While presiding over the Chinese Communist Party Central Committee Political Bureau’s meeting on Oct. 24, Chinese President Xi Jinping (習近平) said that blockchain technology would play a key role in the next phase of China’s technological development, and the nation must be at the forefront of theory and innovation in the industry, building an advantage.
Looking at Xi’s plans, Taiwanese might believe that the next big trend will be blockchain technology, and express disappointment that Taiwan lags behind in this field.
However, it is more important to consider the contradiction between the fundamental nature and spirit of blockchain technology on the one hand and Chinese governance mechanisms on the other. The discrepancy is so obvious that it makes Chinese policymakers appear a bit muddle-headed.
Blockchain technology emphasizes decentralization, as each user can add new content to a chain and is responsible for verifying the accuracy of past data.
In a totalitarian nation like China, the government clings to all the power. If everyone is participating in blockchain technology, how could the government retain centralized control of speech and expression, or disseminate party doctrine and manage online activity? This is the first contradiction.
Blockchain technology is valuable because data on a blockchain cannot be easily falsified and it confirms the integrity of the blocks.

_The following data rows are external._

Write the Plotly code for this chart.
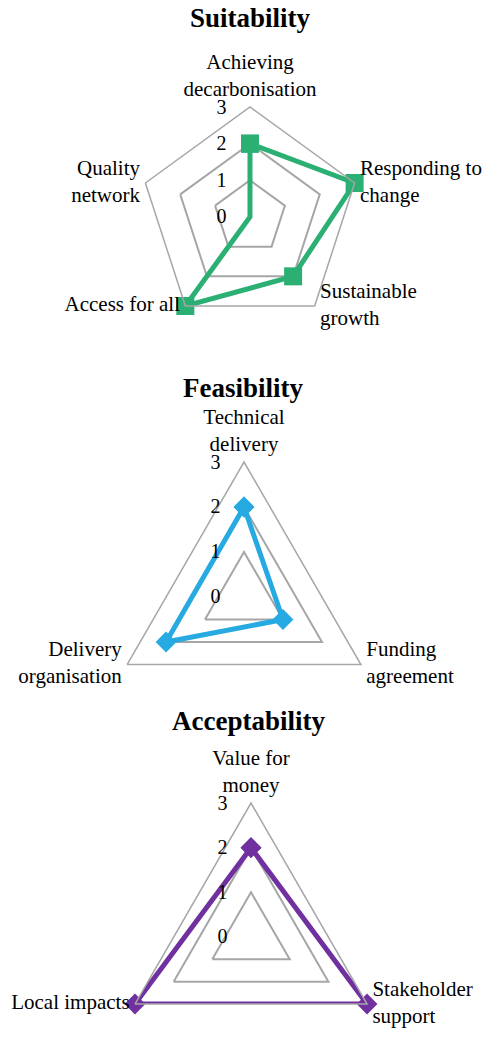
import plotly.graph_objects as go

# chart data
suit_cats = ['Achieving<br>decarbonisation', 'Responding to<br>change', 'Sustainable<br>growth',
             'Access for all', 'Quality<br>network']
suit_vals = [2, 3, 2, 3, 0]

feas_cats = ['Technical<br>delivery', 'Funding<br>agreement', 'Delivery<br>organisation']
feas_vals = [2, 1, 2]

acc_cats = ['Value for<br>money', 'Stakeholder<br>support', 'Local impacts']
acc_vals = [2, 3, 3]

titles = ['Suitability', 'Feasibility', 'Acceptability']
radial_ticks = [0, 1, 2, 3]
r_max = 3

# page body adds an 8px margin, so layout pixels are shifted by it
OFF = 8
W, H = 500, 1064
FONT = 'Times New Roman, Liberation Serif, serif'
GRID = '#A6A6A6'


def dom(cx, cy, r):
    # polar domain from centre/radius in screen pixels (measured from the top)
    cx, cy = cx - OFF, cy - OFF
    return dict(x=[(cx - r) / W, (cx + r) / W], y=[1 - (cy + r) / H, 1 - (cy - r) / H])


def polar_layout(domain):
    return dict(
        domain=domain,
        gridshape='linear',
        bgcolor='white',
        radialaxis=dict(
            range=[-0.001, r_max],
            tickvals=radial_ticks,
            angle=90,
            tickangle=90,
            side='counterclockwise',
            showline=False,
            gridcolor=GRID,
            gridwidth=1.5,
            ticks='outside',
            ticklen=16,
            tickcolor='rgba(0,0,0,0)',
            tickfont=dict(size=20, color='black', family=FONT),
        ),
        angularaxis=dict(
            direction='clockwise',
            rotation=90,
            showgrid=False,
            showline=True,
            linecolor=GRID,
            linewidth=1.5,
            ticks='',
            showticklabels=False,
        ),
    )


def add_radar(fig, cats, vals, color, symbol, size, subplot, label_pos):
    fig.add_trace(go.Scatterpolar(
        r=vals + vals[:1], theta=cats + cats[:1], mode='lines+markers', subplot=subplot,
        line=dict(color=color, width=5),
        marker=dict(symbol=symbol, size=size, color=color),
        cliponaxis=False))
    # category labels sit at the outer ring (invisible marker gives a little padding)
    fig.add_trace(go.Scatterpolar(
        r=[r_max] * len(cats), theta=cats, mode='markers+text', text=cats, subplot=subplot,
        marker=dict(size=7, opacity=0),
        textposition=label_pos, textfont=dict(size=21, color='black', family=FONT),
        cliponaxis=False, hoverinfo='skip'))


fig = go.Figure()
add_radar(fig, suit_cats, suit_vals, '#2BAF73', 'square', 18, 'polar',
          ['top center', 'middle right', 'middle right', 'middle left', 'middle left'])
add_radar(fig, feas_cats, feas_vals, '#27A9E1', 'diamond', 16, 'polar2',
          ['top center', 'middle right', 'middle left'])
add_radar(fig, acc_cats, acc_vals, '#7030A0', 'diamond', 16, 'polar3',
          ['top center', 'middle right', 'middle left'])

title_pos = [(250, 18), (243, 388), (248, 721)]
annotations = [
    dict(text=f'<b>{txt}</b>', x=(x - OFF) / W, y=1 - (y - OFF) / H, xref='paper', yref='paper',
         xanchor='center', yanchor='middle', showarrow=False,
         font=dict(size=27, color='black', family=FONT))
    for txt, (x, y) in zip(titles, title_pos)
]

fig.update_layout(
    width=W,
    height=H,
    margin=dict(l=0, r=0, t=0, b=0),
    paper_bgcolor='white',
    plot_bgcolor='white',
    showlegend=False,
    font=dict(family=FONT, color='black'),
    polar=polar_layout(dom(250, 217, 110)),
    polar2=polar_layout(dom(244, 597, 135)),
    polar3=polar_layout(dom(251, 937, 134)),
    annotations=annotations,
)

fig.write_html("out.html")
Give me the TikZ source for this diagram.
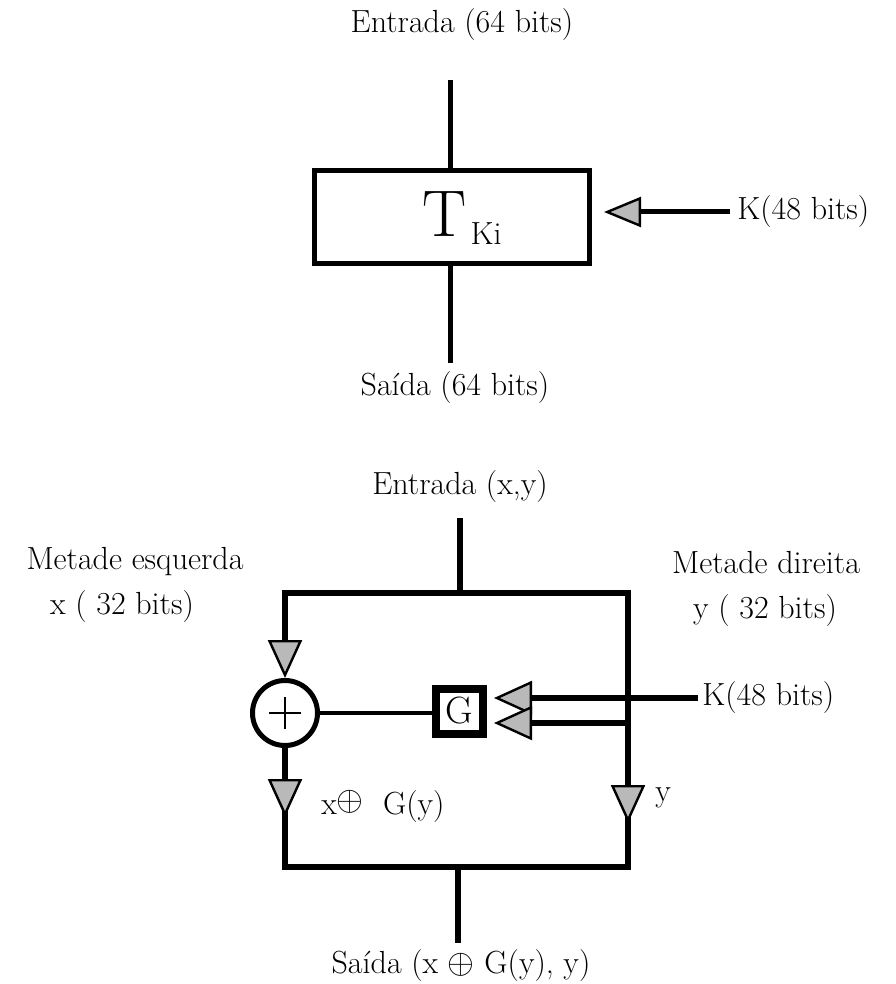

As the data and records cannot be changed, how would the provincial governments forge their economic data, and how would the government remove unfavorable online content or block search results containing certain keywords?
Clearly, blockchain technology is inconvenient for a totalitarian government. This is the second contradiction.
A characteristic of blockchain technology is the anonymity it provides. This is one reason the cryptocurrency bitcoin is almost untraceable, making it a popular tool for money laundering.
However, in China, people have to scan their faces just to be able to log on to the Internet, and all online activity is done under the user’s real name.
How can Beijing possibly tolerate the existence of a technology that protects people’s privacy and their anonymity? This is the third contradiction.
The Chinese government and blockchain technology are clearly incompatible. That being so, what does Xi have up his sleeve?
Perhaps what he really wants to push for is “blockchain with Chinese characteristics.”
For example, when it comes to changing blockchain data, perhaps Beijing would be the only user permitted to do so, allowing it to remain anonymous and untraceable when monitoring other Internet users. Meanwhile all other Internet users would need to fully disclose their identities online and so on.
We need to be cautious with any blockchain applications that the Chinese government might push for.
Beijing would never do anything that diminishes its grip on power.
Chao Shih-wei is an employee of an intellectual property law firm.